Some of the most memorable remarks made Monday at the annual Martin Luther King Jr. Day breakfast in downtown Minneapolis came from the civil rights icon himself.
Rarely seen footage of King addressing a crowd of mostly white students at the University of Minnesota in 1967 was projected behind the stage at the Minneapolis Armory. He was speaking on race, poverty and the Vietnam War nearly a year before his assassination in April 1968.
“I personally decided to tell America the truth, because I love America so much,” King told the U students near the end of his speech. “And I want to see our great nation stand as a moral example of the world.”
Speakers in Minneapolis, and later in the morning at a celebration of King’s birthday organized by Gov. Mark Dayton’s office in St. Paul, echoed his message of honesty, unity and hope for racial progress and equality.
They included David Oyelowo, a British-born actor who played King to critical acclaim in the 2014 film “Selma.” Oyelowo, the keynote speaker for the Minneapolis event, said he worried that King had been reduced “to a figure, untouchable, carved in stone, a monument” and that people today have forgotten “how human he was.”

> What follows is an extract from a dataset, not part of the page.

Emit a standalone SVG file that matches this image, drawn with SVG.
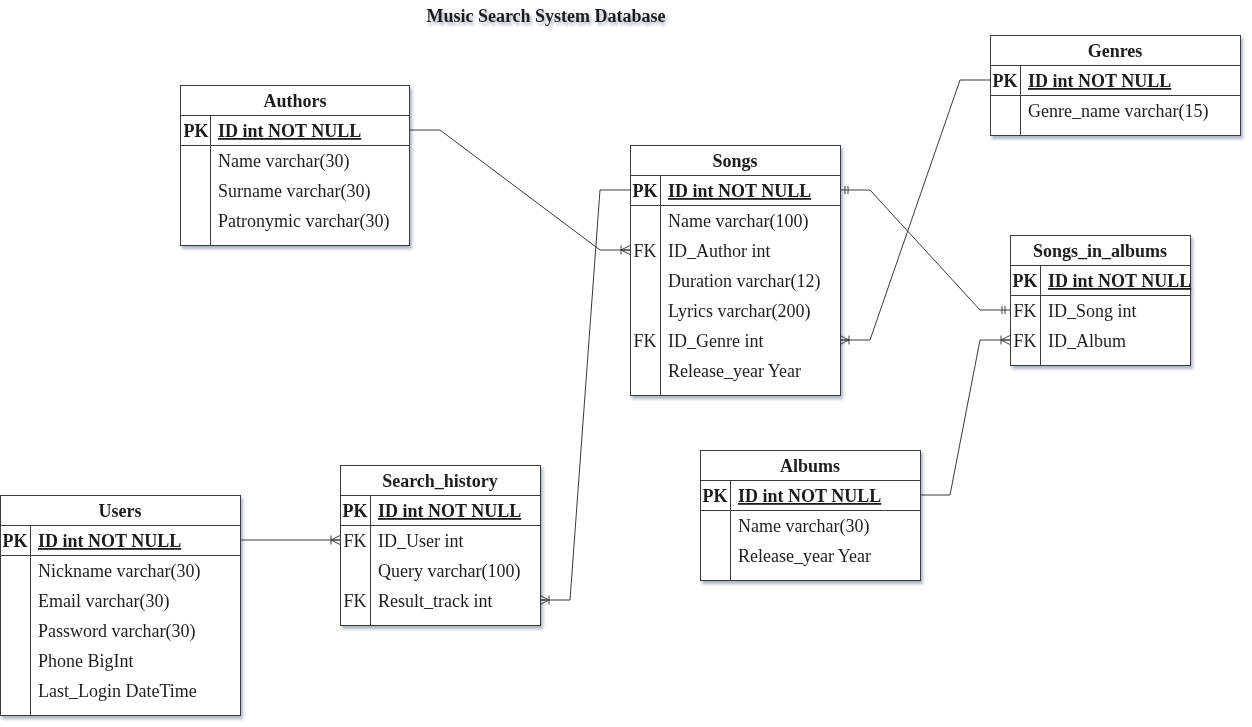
<svg xmlns="http://www.w3.org/2000/svg" width="1252" height="727" viewBox="0 0 1252 727">
<style>
  text { font-family: "Liberation Serif", "Times New Roman", serif; font-size: 18px; fill: #1e1e1e; }
  .title { font-weight: bold; text-anchor: middle; }
  .hdr { font-weight: bold; text-anchor: middle; }
  .key { text-anchor: middle; }
  .pk { font-weight: bold; }
  .pkf { font-weight: bold; text-decoration: underline; }
  .box { fill: #ffffff; stroke: #3a3a3a; stroke-width: 1; }
  .sep { stroke: #3a3a3a; stroke-width: 1; fill: none; }
  .conn { stroke: #3a3a3a; stroke-width: 1; fill: none; }
  .tbl { filter: url(#sh); }
</style>
<defs>
  <filter id="sh" x="-10%" y="-10%" width="130%" height="130%">
    <feDropShadow dx="2" dy="3" stdDeviation="1.6" flood-color="#1a2a50" flood-opacity="0.35"/>
  </filter>
  <marker id="oneMany" markerUnits="userSpaceOnUse" markerWidth="20" markerHeight="20" viewBox="-15 -10 20 20" refX="0" refY="0" orient="auto-start-reverse">
    <path d="M-9,0 L0,-4.5 M-9,0 L0,4.5 M-9,0 L0,0 M-9,-4.5 L-9,4.5" stroke="#3a3a3a" stroke-width="1" fill="none"/>
  </marker>
  <marker id="mandOne" markerUnits="userSpaceOnUse" markerWidth="20" markerHeight="20" viewBox="-15 -10 20 20" refX="0" refY="0" orient="auto-start-reverse">
    <path d="M-5,-4 L-5,4 M-8,-4 L-8,4" stroke="#3a3a3a" stroke-width="1" fill="none"/>
  </marker>
</defs>
<rect x="0" y="0" width="1252" height="727" fill="#ffffff"/>

<g class="tbl"><text class="title" x="546" y="22">Music Search System Database</text></g>

<g id="connectors">
  <path class="conn" d="M410,130 L440,130 L600,250 L630,250" marker-end="url(#oneMany)"/>
  <path class="conn" d="M630,190 L600,190 L570,600 L540,600" marker-end="url(#oneMany)"/>
  <path class="conn" d="M240,540 L340,540" marker-end="url(#oneMany)"/>
  <path class="conn" d="M840,190 L870,190 L980,310 L1010,310" marker-start="url(#mandOne)" marker-end="url(#mandOne)"/>
  <path class="conn" d="M990,80 L960,80 L870,340 L840,340" marker-end="url(#oneMany)"/>
  <path class="conn" d="M920,495 L950,495 L980,340 L1010,340" marker-end="url(#oneMany)"/>
</g>

<g id="authors" class="tbl">
  <rect class="box" x="180.5" y="85.5" width="229" height="160"/>
  <line class="sep" x1="180.5" y1="115.5" x2="409.5" y2="115.5"/>
  <line class="sep" x1="180.5" y1="145.5" x2="409.5" y2="145.5"/>
  <line class="sep" x1="210.5" y1="115.5" x2="210.5" y2="245.5"/>
  <text class="hdr" x="295" y="107">Authors</text>
  <text class="key pk" x="196" y="137">PK</text>
  <text class="pkf" x="218" y="137">ID int NOT NULL</text>
  <text x="218" y="167">Name varchar(30)</text>
  <text x="218" y="197">Surname varchar(30)</text>
  <text x="218" y="227">Patronymic varchar(30)</text>
</g>

<g id="songs" class="tbl">
  <rect class="box" x="630.5" y="145.5" width="210" height="250"/>
  <line class="sep" x1="630.5" y1="175.5" x2="840.5" y2="175.5"/>
  <line class="sep" x1="630.5" y1="205.5" x2="840.5" y2="205.5"/>
  <line class="sep" x1="660.5" y1="175.5" x2="660.5" y2="395.5"/>
  <text class="hdr" x="735" y="167">Songs</text>
  <text class="key pk" x="645" y="197">PK</text>
  <text class="pkf" x="668" y="197">ID int NOT NULL</text>
  <text x="668" y="227">Name varchar(100)</text>
  <text class="key" x="645" y="257">FK</text>
  <text x="668" y="257">ID_Author int</text>
  <text x="668" y="287">Duration varchar(12)</text>
  <text x="668" y="317">Lyrics varchar(200)</text>
  <text class="key" x="645" y="347">FK</text>
  <text x="668" y="347">ID_Genre int</text>
  <text x="668" y="377">Release_year Year</text>
</g>

<g id="genres" class="tbl">
  <rect class="box" x="990.5" y="35.5" width="250" height="100"/>
  <line class="sep" x1="990.5" y1="65.5" x2="1240.5" y2="65.5"/>
  <line class="sep" x1="990.5" y1="95.5" x2="1240.5" y2="95.5"/>
  <line class="sep" x1="1020.5" y1="65.5" x2="1020.5" y2="135.5"/>
  <text class="hdr" x="1115" y="57">Genres</text>
  <text class="key pk" x="1005" y="87">PK</text>
  <text class="pkf" x="1028" y="87">ID int NOT NULL</text>
  <text x="1028" y="117">Genre_name varchar(15)</text>
</g>

<g id="songs_in_albums" class="tbl">
  <rect class="box" x="1010.5" y="235.5" width="180" height="130"/>
  <line class="sep" x1="1010.5" y1="265.5" x2="1190.5" y2="265.5"/>
  <line class="sep" x1="1010.5" y1="295.5" x2="1190.5" y2="295.5"/>
  <line class="sep" x1="1040.5" y1="265.5" x2="1040.5" y2="365.5"/>
  <text class="hdr" x="1100" y="257">Songs_in_albums</text>
  <text class="key pk" x="1025" y="287">PK</text>
  <text class="pkf" x="1048" y="287">ID int NOT NULL</text>
  <text class="key" x="1025" y="317">FK</text>
  <text x="1048" y="317">ID_Song int</text>
  <text class="key" x="1025" y="347">FK</text>
  <text x="1048" y="347">ID_Album</text>
</g>

<g id="albums" class="tbl">
  <rect class="box" x="700.5" y="450.5" width="220" height="130"/>
  <line class="sep" x1="700.5" y1="480.5" x2="920.5" y2="480.5"/>
  <line class="sep" x1="700.5" y1="510.5" x2="920.5" y2="510.5"/>
  <line class="sep" x1="730.5" y1="480.5" x2="730.5" y2="580.5"/>
  <text class="hdr" x="810" y="472">Albums</text>
  <text class="key pk" x="715" y="502">PK</text>
  <text class="pkf" x="738" y="502">ID int NOT NULL</text>
  <text x="738" y="532">Name varchar(30)</text>
  <text x="738" y="562">Release_year Year</text>
</g>

<g id="users" class="tbl">
  <rect class="box" x="0.5" y="495.5" width="240" height="220"/>
  <line class="sep" x1="0.5" y1="525.5" x2="240.5" y2="525.5"/>
  <line class="sep" x1="0.5" y1="555.5" x2="240.5" y2="555.5"/>
  <line class="sep" x1="30.5" y1="525.5" x2="30.5" y2="715.5"/>
  <text class="hdr" x="120" y="517">Users</text>
  <text class="key pk" x="15" y="547">PK</text>
  <text class="pkf" x="38" y="547">ID int NOT NULL</text>
  <text x="38" y="577">Nickname varchar(30)</text>
  <text x="38" y="607">Email varchar(30)</text>
  <text x="38" y="637">Password varchar(30)</text>
  <text x="38" y="667">Phone BigInt</text>
  <text x="38" y="697">Last_Login DateTime</text>
</g>

<g id="search_history" class="tbl">
  <rect class="box" x="340.5" y="465.5" width="200" height="160"/>
  <line class="sep" x1="340.5" y1="495.5" x2="540.5" y2="495.5"/>
  <line class="sep" x1="340.5" y1="525.5" x2="540.5" y2="525.5"/>
  <line class="sep" x1="370.5" y1="495.5" x2="370.5" y2="625.5"/>
  <text class="hdr" x="440" y="487">Search_history</text>
  <text class="key pk" x="355" y="517">PK</text>
  <text class="pkf" x="378" y="517">ID int NOT NULL</text>
  <text class="key" x="355" y="547">FK</text>
  <text x="378" y="547">ID_User int</text>
  <text x="378" y="577">Query varchar(100)</text>
  <text class="key" x="355" y="607">FK</text>
  <text x="378" y="607">Result_track int</text>
</g>
</svg>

Oyelowo said that when it comes to race, the United States is “in a place we do not want to be,” and he urged listeners to reach out to people of differing beliefs as King did.
“He knew … this country was in a place it shouldn’t be,” Oyelowo said. “He needed to be strong, and he could only do that from a place of knowing who he was.”

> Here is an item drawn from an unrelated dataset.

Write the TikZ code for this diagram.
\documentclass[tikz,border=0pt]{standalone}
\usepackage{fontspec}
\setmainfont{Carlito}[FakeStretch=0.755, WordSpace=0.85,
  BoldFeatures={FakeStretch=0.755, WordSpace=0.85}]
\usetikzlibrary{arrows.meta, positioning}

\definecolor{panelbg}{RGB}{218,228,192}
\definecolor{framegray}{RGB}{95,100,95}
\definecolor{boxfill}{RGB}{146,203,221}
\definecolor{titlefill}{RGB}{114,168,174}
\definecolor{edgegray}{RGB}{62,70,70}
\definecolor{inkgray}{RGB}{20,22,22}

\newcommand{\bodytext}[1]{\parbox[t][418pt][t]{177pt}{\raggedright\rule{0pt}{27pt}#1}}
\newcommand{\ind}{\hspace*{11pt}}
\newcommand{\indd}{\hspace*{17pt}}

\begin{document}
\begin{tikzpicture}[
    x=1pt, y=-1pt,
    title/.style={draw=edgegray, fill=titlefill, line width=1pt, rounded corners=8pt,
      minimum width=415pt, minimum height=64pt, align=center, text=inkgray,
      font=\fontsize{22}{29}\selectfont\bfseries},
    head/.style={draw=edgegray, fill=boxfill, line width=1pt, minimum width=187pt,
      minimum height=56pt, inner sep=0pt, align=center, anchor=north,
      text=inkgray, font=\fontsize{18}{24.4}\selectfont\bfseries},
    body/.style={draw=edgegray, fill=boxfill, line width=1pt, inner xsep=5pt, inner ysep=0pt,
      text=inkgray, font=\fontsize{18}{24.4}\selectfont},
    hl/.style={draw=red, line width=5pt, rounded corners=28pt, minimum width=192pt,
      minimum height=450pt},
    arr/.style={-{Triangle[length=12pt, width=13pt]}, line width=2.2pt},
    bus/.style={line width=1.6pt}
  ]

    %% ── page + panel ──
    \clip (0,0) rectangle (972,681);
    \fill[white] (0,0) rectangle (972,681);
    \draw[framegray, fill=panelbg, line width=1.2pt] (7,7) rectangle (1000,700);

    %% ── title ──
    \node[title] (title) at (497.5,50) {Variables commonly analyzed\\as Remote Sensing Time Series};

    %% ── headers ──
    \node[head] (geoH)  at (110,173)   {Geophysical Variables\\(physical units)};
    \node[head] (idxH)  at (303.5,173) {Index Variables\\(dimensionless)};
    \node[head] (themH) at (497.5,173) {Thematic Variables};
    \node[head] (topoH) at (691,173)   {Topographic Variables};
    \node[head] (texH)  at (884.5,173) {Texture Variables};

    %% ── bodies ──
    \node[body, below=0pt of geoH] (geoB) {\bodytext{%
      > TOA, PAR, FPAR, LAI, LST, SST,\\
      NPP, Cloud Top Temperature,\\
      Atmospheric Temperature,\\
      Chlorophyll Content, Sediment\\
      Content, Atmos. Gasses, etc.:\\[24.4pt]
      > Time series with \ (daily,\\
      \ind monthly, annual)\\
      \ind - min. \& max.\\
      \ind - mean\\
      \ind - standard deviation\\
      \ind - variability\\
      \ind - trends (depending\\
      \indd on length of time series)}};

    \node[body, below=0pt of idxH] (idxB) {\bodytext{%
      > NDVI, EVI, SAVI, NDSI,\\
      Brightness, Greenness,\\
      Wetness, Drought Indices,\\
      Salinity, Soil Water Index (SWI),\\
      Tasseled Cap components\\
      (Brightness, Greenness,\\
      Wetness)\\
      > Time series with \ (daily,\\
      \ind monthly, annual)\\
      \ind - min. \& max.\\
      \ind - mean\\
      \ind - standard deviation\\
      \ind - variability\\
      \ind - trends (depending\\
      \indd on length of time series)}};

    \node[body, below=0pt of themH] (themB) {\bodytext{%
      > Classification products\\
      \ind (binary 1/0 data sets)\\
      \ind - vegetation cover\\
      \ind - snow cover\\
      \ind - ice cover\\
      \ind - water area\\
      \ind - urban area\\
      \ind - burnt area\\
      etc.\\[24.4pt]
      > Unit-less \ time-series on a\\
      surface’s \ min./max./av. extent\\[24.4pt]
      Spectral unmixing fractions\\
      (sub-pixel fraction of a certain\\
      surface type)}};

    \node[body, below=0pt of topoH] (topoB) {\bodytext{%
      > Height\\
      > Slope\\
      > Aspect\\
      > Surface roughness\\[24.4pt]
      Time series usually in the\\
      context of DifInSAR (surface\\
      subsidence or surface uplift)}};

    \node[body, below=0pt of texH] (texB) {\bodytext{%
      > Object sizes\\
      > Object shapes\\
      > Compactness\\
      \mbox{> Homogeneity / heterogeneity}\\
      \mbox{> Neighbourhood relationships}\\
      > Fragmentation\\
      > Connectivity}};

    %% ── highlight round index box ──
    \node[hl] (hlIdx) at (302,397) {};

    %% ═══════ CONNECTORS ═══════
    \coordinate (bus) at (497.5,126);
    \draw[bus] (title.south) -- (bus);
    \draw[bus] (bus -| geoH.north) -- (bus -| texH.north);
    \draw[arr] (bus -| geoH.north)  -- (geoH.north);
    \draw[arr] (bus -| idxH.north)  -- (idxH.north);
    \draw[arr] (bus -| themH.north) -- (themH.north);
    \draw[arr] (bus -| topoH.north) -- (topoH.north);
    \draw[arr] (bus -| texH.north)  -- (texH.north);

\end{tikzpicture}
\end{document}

A record crowd of more than 2,300 people, including Minneapolis Mayor Jacob Frey, St. Paul Mayor Melvin Carter and U.S. Sens. Amy Klobuchar and Tina Smith attended the breakfast at the newly renovated Armory.
In downtown St. Paul, another crowd packed the Ordway Center for the Performing Arts for the state’s annual King Day observance.
Dayton reflected on the progress Minnesota has made toward racial and socioeconomic equality, adding that there is still more to do.
“There’s so much left undone, and, in fact, too much is getting worse, not better,” he said, mentioning the 2016 police shooting of Philando Castile in Falcon Heights and the 2017 bombing of an Islamic mosque in Bloomington.
In remarks that drew roars of approval, Dayton called President Donald Trump “the worst public perpetrator of racism, bigotry and intolerance.” Other speakers also criticized Trump and condemned his recent reported vulgar comments on Haiti and African nations.
The loudest applause was reserved for Carter and state Rep. Ilhan Omar, DFL-Minneapolis, both of whom spoke about their upbringings and personal experiences as black leaders.
“I know that when we interact with those we fear and hate, we will find commonality,” Omar said. “Hope will be found by understanding that our diversity is essential [for] the American dream and why we need each other to fulfill it.”
She continued: “No one today has the privilege of inaction. No one has the privilege of saying, ‘This is not my battle.’ If we are not actively fighting against regressive ideologies, we are contributing to making them grow.”
Carter, in an energetic speech, said that King’s dreams of equality have yet to be fulfilled. “What if Dr. Martin Luther King was alive today? What would he say?” Carter said. “I think — maybe we can all agree — that he would be gravely concerned.”
Carter thanked people who had supported him in his youth and asked St. Paul residents to work with him to accomplish his administration’s goals. “I’m asking you not to send me to City Hall,” he said. “I’m asking you to go there with me.”
Monday’s speakers couldn’t go without mentioning the Minnesota Vikings’ miracle victory over the New Orleans Saints in downtown Minneapolis on Sunday night.
“We stand today reminded of not just one, but two incredible men who have pressed forward in the face of incredible odds to defeat the impossible,” Carter said. “Of course I’m talking about Stefon Diggs and the Rev. Dr. Martin Luther King Jr.” Diggs is the wide receiver who caught the last-second touchdown pass that won the game for the Vikings.
Oyelowo began his speech by touching on the team’s come-from-behind victory.
“It would be remiss of me to begin today without acknowledging last night,” he said, raising his hands. He was wearing two purple mittens with the words “BOLD NORTH” written on the palms.